• [Prompt]: Give only the number of lines in the data that include the string "this".

Figure scripts:
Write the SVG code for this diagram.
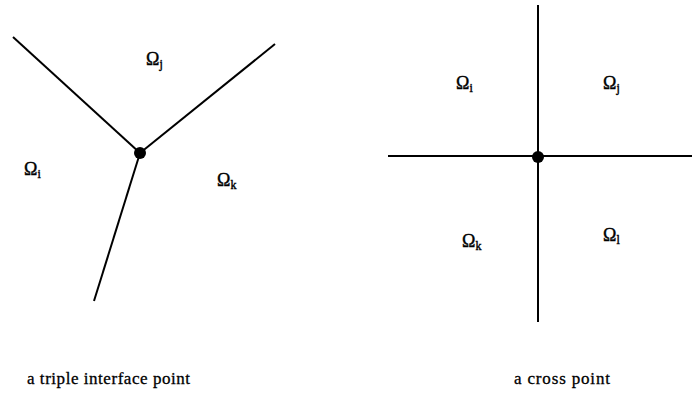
<svg xmlns="http://www.w3.org/2000/svg" width="692" height="395" viewBox="0 0 692 395">
<style>
.ln{stroke:#000;stroke-width:2;fill:none}
.om{font-size:18px;fill:#000;stroke:#000;stroke-width:0.4}
.sb{font-size:12px}
.cap{font-size:17px;fill:#000;stroke:#000;stroke-width:0.3}
</style>
<rect width="692" height="395" fill="#fff"/>
<g id="connectors">
<line class="ln" x1="13" y1="37" x2="140" y2="153"/>
<line class="ln" x1="275" y1="44" x2="140" y2="153"/>
<line class="ln" x1="140" y1="153" x2="94" y2="301"/>
<line class="ln" x1="538" y1="5" x2="538" y2="322"/>
<line class="ln" x1="388" y1="156" x2="692" y2="156"/>
</g>
<g id="triple-point"><circle cx="140" cy="153" r="6" fill="#000"/></g>
<g id="cross-point"><circle cx="538" cy="157" r="6" fill="#000"/></g>
<g font-family="'Liberation Serif', 'Times New Roman', serif">
<g id="left-labels">
<text class="om" x="146" y="65">Ω<tspan class="sb" dy="3">j</tspan></text>
<text class="om" x="24" y="175">Ω<tspan class="sb" dy="3">i</tspan></text>
<text class="om" x="217" y="186">Ω<tspan class="sb" dy="3">k</tspan></text>
</g>
<g id="right-labels">
<text class="om" x="456" y="89">Ω<tspan class="sb" dy="3">i</tspan></text>
<text class="om" x="603" y="89">Ω<tspan class="sb" dy="3">j</tspan></text>
<text class="om" x="462" y="247">Ω<tspan class="sb" dy="3">k</tspan></text>
<text class="om" x="603" y="241">Ω<tspan class="sb" dy="3">l</tspan></text>
</g>
<text class="cap" x="27" y="384" textLength="163">a triple interface point</text>
<text class="cap" x="514" y="384" textLength="96">a cross point</text>
</g>
</svg>
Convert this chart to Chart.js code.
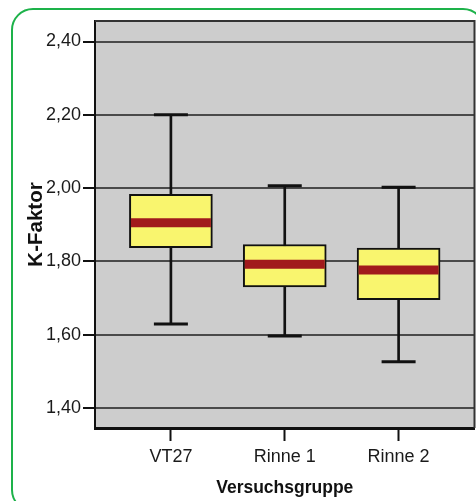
<!DOCTYPE html>
<html>
<head>
<meta charset="utf-8">
<script src="https://cdn.jsdelivr.net/npm/chart.js@4"></script>
<style>
html,body{margin:0;padding:0;background:#fff;overflow:hidden;width:476px;height:501px;}
#frame{position:absolute;left:11px;top:7.5px;width:474px;height:504px;box-sizing:border-box;border:2.5px solid #1db24a;border-radius:22px;}
#c{position:absolute;left:0;top:0;}
</style>
</head>
<body>
<div id="frame"></div>
<canvas id="c" width="476" height="501"></canvas>
<script>
// ---- data ----
const categories = ['VT27', 'Rinne 1', 'Rinne 2'];
const whiskerLow  = [1.629, 1.596, 1.526];
const q1          = [1.837, 1.730, 1.695];
const medians     = [1.905, 1.792, 1.776];
const q3          = [1.983, 1.846, 1.836];
const whiskerHigh = [2.200, 2.006, 2.002];
const yTickValues = [1.40, 1.60, 1.80, 2.00, 2.20, 2.40];
const yTickLabels = ['1,40', '1,60', '1,80', '2,00', '2,20', '2,40'];
const yTitle = 'K-Faktor';
const xTitle = 'Versuchsgruppe';

const idx = categories.map((_, i) => i);
const sans = "'Liberation Sans', Arial, sans-serif";

const plotBg = {
  id: 'plotBg',
  beforeDraw(chart) {
    const {ctx, chartArea: a} = chart;
    ctx.save();
    ctx.fillStyle = '#cdcdcd';
    ctx.fillRect(a.left, a.top, a.right - a.left, a.bottom - a.top);
    ctx.restore();
  },
  afterDraw(chart) {
    const {ctx, chartArea: a} = chart;
    ctx.save();
    ctx.strokeStyle = '#333';
    ctx.lineWidth = 2;
    ctx.beginPath();
    ctx.moveTo(a.left, a.top);
    ctx.lineTo(a.right, a.top);
    ctx.lineTo(a.right, a.bottom);
    ctx.stroke();
    ctx.restore();
  }
};

new Chart(document.getElementById('c'), {
  type: 'bar',
  data: {
    datasets: [
      {
        type: 'scatter', order: 1,
        data: idx.map(i => ({x: i, y: medians[i]})),
        pointStyle: 'line', pointRadius: 40, pointHoverRadius: 40,
        borderColor: '#a11a1c', borderWidth: 9, pointBorderWidth: 9
      },
      {
        type: 'bar', order: 2, grouped: false,
        data: idx.map(i => ({x: i, y: [q1[i], q3[i]]})),
        backgroundColor: '#f9f56e', borderColor: '#111', borderWidth: 2,
        borderSkipped: false, barThickness: 83
      },
      {
        type: 'scatter', order: 3,
        data: idx.map(i => ({x: i, y: whiskerLow[i]})).concat(idx.map(i => ({x: i, y: whiskerHigh[i]}))),
        pointStyle: 'line', pointRadius: 17, pointHoverRadius: 17,
        borderColor: '#111', borderWidth: 3, pointBorderWidth: 3
      },
      {
        type: 'bar', order: 4, grouped: false,
        data: idx.map(i => ({x: i, y: [whiskerLow[i], whiskerHigh[i]]})),
        backgroundColor: '#111', borderWidth: 0, barThickness: 2
      }
    ]
  },
  options: {
    responsive: false,
    animation: false,
    events: [],
    layout: {autoPadding: false, padding: {top: 21, right: 1.5, left: 0, bottom: 0}},
    plugins: {legend: {display: false}, tooltip: {enabled: false}},
    scales: {
      x: {
        type: 'linear', min: -2/3, max: 8/3, offset: false,
        afterBuildTicks(s) { s.ticks = idx.map(v => ({value: v})); },
        afterFit(s) { s.height = 73; s.paddingLeft = 0; s.paddingRight = 0; },
        ticks: {
          autoSkip: false, maxRotation: 0, padding: 5,
          color: '#1a1a1a', font: {family: sans, size: 18},
          callback: (v, i) => categories[i]
        },
        grid: {offset: false, drawOnChartArea: false, drawTicks: true, tickLength: 13, tickColor: '#111', tickWidth: 2},
        border: {display: true, color: '#111', width: 3},
        title: {display: true, text: xTitle, color: '#111', font: {family: sans, size: 17.5, weight: 'bold'}, padding: {top: 0, bottom: 2}}
      },
      y: {
        type: 'linear', min: 1.345, max: 2.456,
        afterBuildTicks(s) { s.ticks = yTickValues.map(v => ({value: v})); },
        afterFit(s) { s.width = 95; s.paddingTop = 0; s.paddingBottom = 0; },
        ticks: {
          padding: 2, color: '#1a1a1a', font: {family: sans, size: 18},
          callback: (v, i) => yTickLabels[i]
        },
        grid: {color: '#4a4a4a', lineWidth: 2, drawTicks: true, tickLength: 12, tickColor: '#111', tickWidth: 2},
        border: {display: true, color: '#111', width: 2},
        title: {display: true, text: yTitle, color: '#111', font: {family: sans, size: 20.5, weight: 'bold'}, padding: {top: 24, bottom: 0}}
      }
    }
  },
  plugins: [plotBg]
});
</script>
</body>
</html>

• [Complete response]: 2